We trekked up wanting to make it to Annapurna Base Camp (ABC) in one day, but the walk, the cold, and the wetness proved too much for Sash, who collapsed once we reached Macchapucchre Base Camp...so we stayed there the night, freezing and getting what seemed to be frost-bite. Nonetheless, although we had no blankets or heaters, and a sleeping bag that went to -5 (the temperature was -10 unfortunately!), in the morning, after Sash's recovery, we headed up to ABC and watched the sunrise over the Annapurnas, at 4100m above sea level, abose so much and feeling an amazing sense of awe. We then made our descent back towards Naya Phul, which took two and a half days, before spending a couple of relaxing days in Pokhara to recharge and rest before heading to the Indian border to cross!

So we got on the bus at 6:30am and headed for Bhairawa, although we decided that we would check out Lumbini, the birthplace of the Buddha. After a 7 hour bus ride we made it to Bhairawa, a dustbowl 4km from the Indian border crossing of Sunauli. There we changed buses, hopped on the roof, and got to Lumbini, a horrid little stretch of road with an ugly fence. Hoping that the spiritual importance of the place would make up for the absolute shittiness of the actual place...we were wrong. However, we did meet some interesting people...the hilarious Oeifa and Jemima from Sydney, first-time travellers with a crude sense of humour shocking enough to make you laugh for  week, and John and Wayne, John the English traveller who perhaps tried just a little too hard to be alternative, and had too little of a notion of personal space, and Wayne, the deathly quiet American traveler who spoke so little that it was impossible to say anything against him, although he was a novelty to the locals because of his height!

After a boring and somewhat uneventful two days, we headed to Gorakhpur in India. We crossed the border at Sunauli, and after passing the very lax immigration office in India, we got on the bus, arriving at Gorakhpur after a relatively comfortable if crowded bus service. The city presented itself as a pure Indian stereotype: polluted, overcrowded and without any order whatsoever! We spend the day attempting to breathe, and headed off first thing in the morning (1 hour late, Indian Railways style, of course) for Varanasi by train. The journey took 8 hours in stead of 6 for 232kms...

Arriving in Varanasi, however, was like coming home! I can't explain the feeling that I had, of absolute chaos and sense, of the perplexing ability of this Indian spirit to make the two opposite reconcile in such a natural way. Death and life interact and interchange on a daily basis in this basin of light. The shit lays side by side with the offering, and the line between the sacred and the profane is blurred beyond recognition.

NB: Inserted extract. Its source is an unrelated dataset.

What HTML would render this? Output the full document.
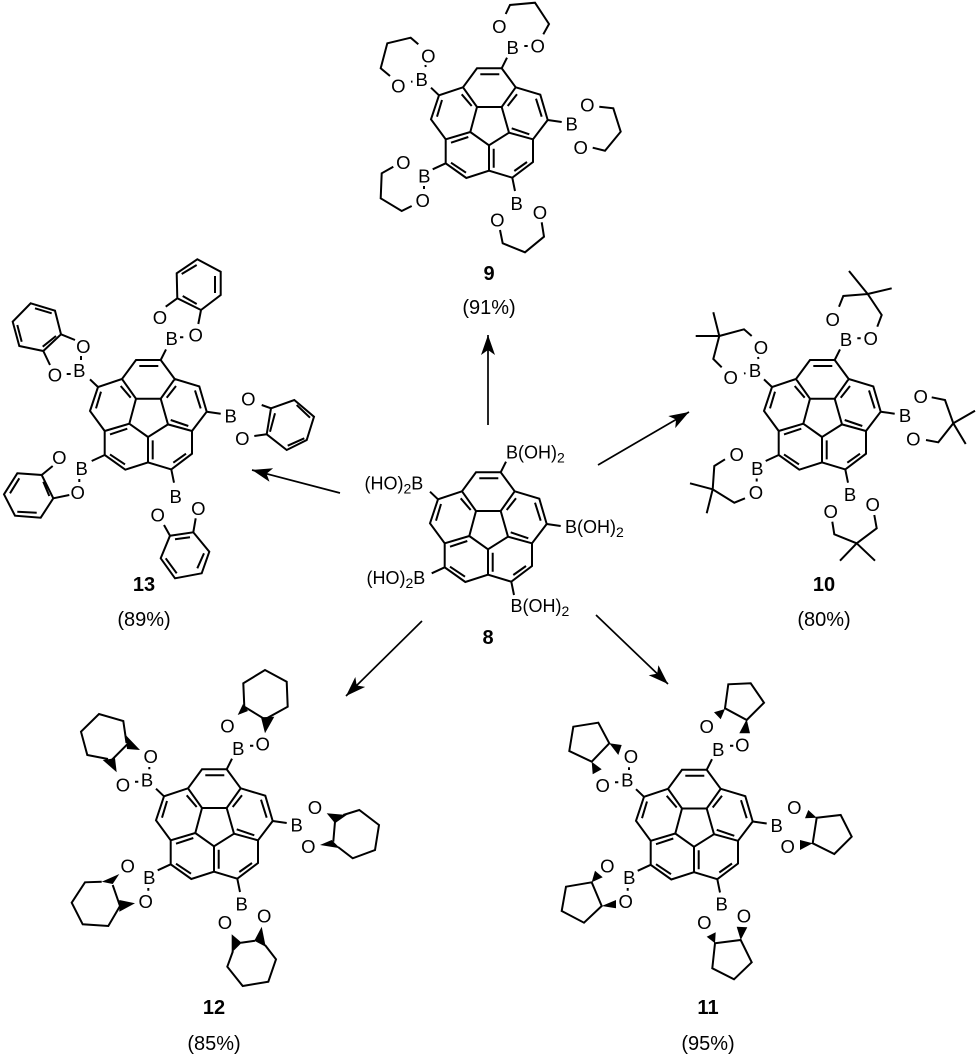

The little streets of the old city, although looking as though they have been hit by an atomic blast, retain a charm and power that is distinctly Indian. The spirit mingles with the keen sense of Indian business, bustling with little shops and thos famous Banarasi Saree shops at every corner. The people greet you, sometimes just to find out where you're from, and sometimes wanting to sell you something. If it's the latter though, they often tell you, although they are at times disappointment by your lack of enthusiasm about coming to their store, they usually offer to help you in any way they can nonetheless. As Jake told me, an old Indian man along the Ganga, with red teeth from chewin the Beetle Leaves, people in India have time, which we lack in the West. People work, and hard, but time is precious, and the social and spiritual are always priorities. India would do well to export this attitude to our alienated Western societies.